▶ Requirements
Everything from the line containing "The picture is" through the line containing "const fy = px => 1 - px / H;" must be quoted exactly; everything else is left out.

[Start]

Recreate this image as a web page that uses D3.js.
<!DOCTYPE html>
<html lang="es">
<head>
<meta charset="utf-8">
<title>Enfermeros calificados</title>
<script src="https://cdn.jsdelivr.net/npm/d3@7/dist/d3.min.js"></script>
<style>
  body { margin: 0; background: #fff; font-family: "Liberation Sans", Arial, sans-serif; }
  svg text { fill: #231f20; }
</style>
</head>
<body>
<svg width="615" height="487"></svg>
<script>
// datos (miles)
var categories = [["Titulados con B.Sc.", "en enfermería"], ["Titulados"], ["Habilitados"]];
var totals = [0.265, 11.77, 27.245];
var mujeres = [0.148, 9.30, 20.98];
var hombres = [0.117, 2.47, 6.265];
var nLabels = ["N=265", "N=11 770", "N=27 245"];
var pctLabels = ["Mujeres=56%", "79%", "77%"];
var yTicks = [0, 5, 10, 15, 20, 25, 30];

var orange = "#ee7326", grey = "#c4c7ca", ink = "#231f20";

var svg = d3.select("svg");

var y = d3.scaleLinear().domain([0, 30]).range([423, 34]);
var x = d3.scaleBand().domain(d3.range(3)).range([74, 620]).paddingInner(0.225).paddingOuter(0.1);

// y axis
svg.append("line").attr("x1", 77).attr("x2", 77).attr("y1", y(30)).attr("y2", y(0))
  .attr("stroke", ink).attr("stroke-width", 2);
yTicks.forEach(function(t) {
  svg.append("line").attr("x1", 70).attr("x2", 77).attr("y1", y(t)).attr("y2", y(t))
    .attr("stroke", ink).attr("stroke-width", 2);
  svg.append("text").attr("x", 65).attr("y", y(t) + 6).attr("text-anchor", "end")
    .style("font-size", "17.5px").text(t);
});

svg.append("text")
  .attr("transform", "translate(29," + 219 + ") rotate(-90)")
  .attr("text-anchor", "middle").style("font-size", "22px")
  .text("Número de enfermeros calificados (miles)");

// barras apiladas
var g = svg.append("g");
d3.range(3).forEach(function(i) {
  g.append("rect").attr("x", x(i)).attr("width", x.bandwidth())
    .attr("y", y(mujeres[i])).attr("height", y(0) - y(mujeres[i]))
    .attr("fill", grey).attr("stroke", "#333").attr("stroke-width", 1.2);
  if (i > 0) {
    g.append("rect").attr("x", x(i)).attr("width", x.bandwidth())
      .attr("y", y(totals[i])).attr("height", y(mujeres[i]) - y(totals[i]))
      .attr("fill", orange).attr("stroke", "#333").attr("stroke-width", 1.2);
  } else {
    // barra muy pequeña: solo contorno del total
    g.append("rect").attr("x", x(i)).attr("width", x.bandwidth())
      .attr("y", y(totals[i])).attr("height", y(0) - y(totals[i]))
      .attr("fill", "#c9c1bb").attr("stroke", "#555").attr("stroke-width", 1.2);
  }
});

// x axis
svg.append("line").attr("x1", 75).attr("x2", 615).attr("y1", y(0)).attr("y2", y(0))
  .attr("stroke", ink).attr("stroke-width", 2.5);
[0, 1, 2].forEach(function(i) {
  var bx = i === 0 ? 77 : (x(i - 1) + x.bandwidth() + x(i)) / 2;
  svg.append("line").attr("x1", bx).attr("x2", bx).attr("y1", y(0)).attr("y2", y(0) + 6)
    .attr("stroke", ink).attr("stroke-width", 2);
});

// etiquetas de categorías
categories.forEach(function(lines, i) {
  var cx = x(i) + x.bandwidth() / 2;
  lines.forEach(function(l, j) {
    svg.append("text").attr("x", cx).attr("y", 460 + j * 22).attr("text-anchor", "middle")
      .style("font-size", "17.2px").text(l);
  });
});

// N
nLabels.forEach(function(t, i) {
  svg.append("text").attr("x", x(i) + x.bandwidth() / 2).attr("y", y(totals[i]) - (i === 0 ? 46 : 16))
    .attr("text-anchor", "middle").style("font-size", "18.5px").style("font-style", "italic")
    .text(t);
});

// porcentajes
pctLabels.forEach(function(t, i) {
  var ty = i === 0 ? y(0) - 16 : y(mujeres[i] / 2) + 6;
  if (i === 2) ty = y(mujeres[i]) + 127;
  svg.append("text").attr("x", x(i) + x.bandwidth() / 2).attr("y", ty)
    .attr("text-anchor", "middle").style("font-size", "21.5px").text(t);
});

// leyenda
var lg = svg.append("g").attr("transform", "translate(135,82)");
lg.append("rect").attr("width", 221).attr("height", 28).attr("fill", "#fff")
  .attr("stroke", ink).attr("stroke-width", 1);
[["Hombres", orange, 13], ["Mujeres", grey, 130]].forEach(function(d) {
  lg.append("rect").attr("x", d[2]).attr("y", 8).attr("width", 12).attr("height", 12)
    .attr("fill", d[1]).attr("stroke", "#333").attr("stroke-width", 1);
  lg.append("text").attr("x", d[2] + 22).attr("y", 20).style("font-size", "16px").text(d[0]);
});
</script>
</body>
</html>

[End]
[Start]

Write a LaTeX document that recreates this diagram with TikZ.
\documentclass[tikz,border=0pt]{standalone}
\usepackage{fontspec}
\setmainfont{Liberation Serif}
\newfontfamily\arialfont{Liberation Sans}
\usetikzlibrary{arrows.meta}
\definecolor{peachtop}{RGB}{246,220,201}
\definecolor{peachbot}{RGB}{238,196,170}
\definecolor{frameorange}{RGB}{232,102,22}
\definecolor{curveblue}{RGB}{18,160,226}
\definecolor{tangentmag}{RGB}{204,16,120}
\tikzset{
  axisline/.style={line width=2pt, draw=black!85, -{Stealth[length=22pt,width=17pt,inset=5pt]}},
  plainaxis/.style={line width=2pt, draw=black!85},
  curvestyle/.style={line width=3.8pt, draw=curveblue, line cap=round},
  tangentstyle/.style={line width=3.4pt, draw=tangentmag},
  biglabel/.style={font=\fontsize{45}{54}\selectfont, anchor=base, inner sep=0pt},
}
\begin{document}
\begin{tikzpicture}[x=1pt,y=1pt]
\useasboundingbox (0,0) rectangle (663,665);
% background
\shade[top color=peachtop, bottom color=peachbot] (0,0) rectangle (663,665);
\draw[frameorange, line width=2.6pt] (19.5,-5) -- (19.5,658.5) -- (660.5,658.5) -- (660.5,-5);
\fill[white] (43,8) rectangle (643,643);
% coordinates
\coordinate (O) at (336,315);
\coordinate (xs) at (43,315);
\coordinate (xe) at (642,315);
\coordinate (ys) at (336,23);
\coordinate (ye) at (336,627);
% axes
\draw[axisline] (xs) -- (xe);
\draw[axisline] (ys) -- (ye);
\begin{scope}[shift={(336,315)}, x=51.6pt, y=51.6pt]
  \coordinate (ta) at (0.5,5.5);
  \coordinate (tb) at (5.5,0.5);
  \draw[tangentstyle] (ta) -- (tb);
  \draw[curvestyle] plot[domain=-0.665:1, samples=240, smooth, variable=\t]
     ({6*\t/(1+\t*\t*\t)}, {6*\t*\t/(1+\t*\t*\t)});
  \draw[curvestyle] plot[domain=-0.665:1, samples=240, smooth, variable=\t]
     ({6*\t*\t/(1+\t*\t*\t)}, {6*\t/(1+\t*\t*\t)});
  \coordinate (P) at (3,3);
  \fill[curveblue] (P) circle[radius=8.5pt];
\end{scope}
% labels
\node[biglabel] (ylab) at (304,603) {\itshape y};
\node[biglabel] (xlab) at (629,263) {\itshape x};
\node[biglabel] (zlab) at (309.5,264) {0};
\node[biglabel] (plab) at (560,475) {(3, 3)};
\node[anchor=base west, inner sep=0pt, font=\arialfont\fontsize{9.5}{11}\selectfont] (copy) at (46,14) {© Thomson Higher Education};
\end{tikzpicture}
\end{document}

[End]
[Start]

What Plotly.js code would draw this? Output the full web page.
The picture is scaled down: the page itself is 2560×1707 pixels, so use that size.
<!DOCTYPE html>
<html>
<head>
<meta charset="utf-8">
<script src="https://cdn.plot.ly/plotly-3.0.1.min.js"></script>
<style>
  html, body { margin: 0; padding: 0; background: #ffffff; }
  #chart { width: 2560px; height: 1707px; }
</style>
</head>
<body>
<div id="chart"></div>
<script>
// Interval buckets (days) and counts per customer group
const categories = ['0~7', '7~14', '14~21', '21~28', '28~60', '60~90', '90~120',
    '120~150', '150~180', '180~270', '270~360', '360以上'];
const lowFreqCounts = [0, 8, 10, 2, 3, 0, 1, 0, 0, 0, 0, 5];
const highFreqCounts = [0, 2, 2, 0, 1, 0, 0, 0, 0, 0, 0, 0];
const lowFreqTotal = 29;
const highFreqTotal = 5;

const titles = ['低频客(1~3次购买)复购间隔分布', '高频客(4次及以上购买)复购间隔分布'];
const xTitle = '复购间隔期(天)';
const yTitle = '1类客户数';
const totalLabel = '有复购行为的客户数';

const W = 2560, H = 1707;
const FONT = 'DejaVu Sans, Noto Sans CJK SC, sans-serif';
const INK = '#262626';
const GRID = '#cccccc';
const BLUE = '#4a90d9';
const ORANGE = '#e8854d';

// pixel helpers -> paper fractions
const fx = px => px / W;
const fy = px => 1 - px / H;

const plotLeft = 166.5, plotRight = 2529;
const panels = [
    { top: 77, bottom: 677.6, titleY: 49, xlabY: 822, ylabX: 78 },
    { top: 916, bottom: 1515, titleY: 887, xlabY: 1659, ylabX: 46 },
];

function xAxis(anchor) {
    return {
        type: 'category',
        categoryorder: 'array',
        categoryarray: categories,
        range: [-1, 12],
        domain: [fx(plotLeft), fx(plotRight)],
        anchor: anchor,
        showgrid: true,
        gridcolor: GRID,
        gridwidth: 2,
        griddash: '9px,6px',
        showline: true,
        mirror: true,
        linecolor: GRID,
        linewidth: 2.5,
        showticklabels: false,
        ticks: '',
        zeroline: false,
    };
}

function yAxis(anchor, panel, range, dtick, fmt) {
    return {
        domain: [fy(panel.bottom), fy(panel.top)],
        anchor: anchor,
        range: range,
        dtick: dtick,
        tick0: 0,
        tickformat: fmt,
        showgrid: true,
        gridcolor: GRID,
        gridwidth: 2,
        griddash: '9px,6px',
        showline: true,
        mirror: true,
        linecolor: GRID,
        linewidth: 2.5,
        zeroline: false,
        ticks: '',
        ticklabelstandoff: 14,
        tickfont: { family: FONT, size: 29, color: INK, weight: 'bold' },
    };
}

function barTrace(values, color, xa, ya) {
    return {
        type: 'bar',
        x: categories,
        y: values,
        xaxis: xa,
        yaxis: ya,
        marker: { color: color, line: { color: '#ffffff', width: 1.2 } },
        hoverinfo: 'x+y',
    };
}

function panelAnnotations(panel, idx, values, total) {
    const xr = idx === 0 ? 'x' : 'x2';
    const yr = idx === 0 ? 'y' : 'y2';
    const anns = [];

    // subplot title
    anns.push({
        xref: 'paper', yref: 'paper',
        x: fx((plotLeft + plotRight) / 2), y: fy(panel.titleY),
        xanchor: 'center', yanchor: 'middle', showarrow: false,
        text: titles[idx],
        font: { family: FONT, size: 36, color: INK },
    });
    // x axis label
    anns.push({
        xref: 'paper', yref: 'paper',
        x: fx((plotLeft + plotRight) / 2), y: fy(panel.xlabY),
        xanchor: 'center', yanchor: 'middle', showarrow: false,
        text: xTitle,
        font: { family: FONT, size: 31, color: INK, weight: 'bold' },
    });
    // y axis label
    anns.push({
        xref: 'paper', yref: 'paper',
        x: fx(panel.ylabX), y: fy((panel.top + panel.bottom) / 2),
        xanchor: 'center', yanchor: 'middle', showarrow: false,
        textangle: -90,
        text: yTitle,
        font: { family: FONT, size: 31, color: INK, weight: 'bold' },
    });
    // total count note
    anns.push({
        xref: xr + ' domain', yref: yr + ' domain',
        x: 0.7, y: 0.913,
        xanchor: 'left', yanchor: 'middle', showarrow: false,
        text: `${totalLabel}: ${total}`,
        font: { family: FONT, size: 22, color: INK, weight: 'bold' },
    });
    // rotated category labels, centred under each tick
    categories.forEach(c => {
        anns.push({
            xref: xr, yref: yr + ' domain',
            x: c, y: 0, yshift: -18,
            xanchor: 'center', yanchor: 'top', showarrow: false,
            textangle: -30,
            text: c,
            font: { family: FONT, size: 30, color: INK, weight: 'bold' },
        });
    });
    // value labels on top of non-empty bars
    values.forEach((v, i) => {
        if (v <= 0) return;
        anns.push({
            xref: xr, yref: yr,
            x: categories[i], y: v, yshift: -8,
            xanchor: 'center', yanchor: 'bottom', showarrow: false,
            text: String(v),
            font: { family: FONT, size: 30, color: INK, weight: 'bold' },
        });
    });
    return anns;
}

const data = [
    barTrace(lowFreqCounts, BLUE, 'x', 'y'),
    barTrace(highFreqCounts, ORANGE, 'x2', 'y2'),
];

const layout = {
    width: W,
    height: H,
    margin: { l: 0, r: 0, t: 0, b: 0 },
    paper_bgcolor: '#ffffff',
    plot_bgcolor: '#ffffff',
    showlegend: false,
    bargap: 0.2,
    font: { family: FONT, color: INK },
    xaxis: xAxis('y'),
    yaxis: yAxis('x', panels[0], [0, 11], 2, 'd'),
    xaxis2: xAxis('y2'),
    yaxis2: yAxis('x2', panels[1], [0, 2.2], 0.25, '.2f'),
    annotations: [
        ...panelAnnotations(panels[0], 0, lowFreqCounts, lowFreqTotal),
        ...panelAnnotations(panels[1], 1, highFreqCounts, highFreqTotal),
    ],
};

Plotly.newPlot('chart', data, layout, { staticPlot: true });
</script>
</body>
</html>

[End]

▶ Completed task
The picture is scaled down: the page itself is 2560×1707 pixels, so use that size.
<!DOCTYPE html>
<html>
<head>
<meta charset="utf-8">
<script src="https://cdn.plot.ly/plotly-3.0.1.min.js"></script>
<style>
  html, body { margin: 0; padding: 0; background: #ffffff; }
  #chart { width: 2560px; height: 1707px; }
</style>
</head>
<body>
<div id="chart"></div>
<script>
// Interval buckets (days) and counts per customer group
const categories = ['0~7', '7~14', '14~21', '21~28', '28~60', '60~90', '90~120',
    '120~150', '150~180', '180~270', '270~360', '360以上'];
const lowFreqCounts = [0, 8, 10, 2, 3, 0, 1, 0, 0, 0, 0, 5];
const highFreqCounts = [0, 2, 2, 0, 1, 0, 0, 0, 0, 0, 0, 0];
const lowFreqTotal = 29;
const highFreqTotal = 5;

const titles = ['低频客(1~3次购买)复购间隔分布', '高频客(4次及以上购买)复购间隔分布'];
const xTitle = '复购间隔期(天)';
const yTitle = '1类客户数';
const totalLabel = '有复购行为的客户数';

const W = 2560, H = 1707;
const FONT = 'DejaVu Sans, Noto Sans CJK SC, sans-serif';
const INK = '#262626';
const GRID = '#cccccc';
const BLUE = '#4a90d9';
const ORANGE = '#e8854d';

// pixel helpers -> paper fractions
const fx = px => px / W;
const fy = px => 1 - px / H;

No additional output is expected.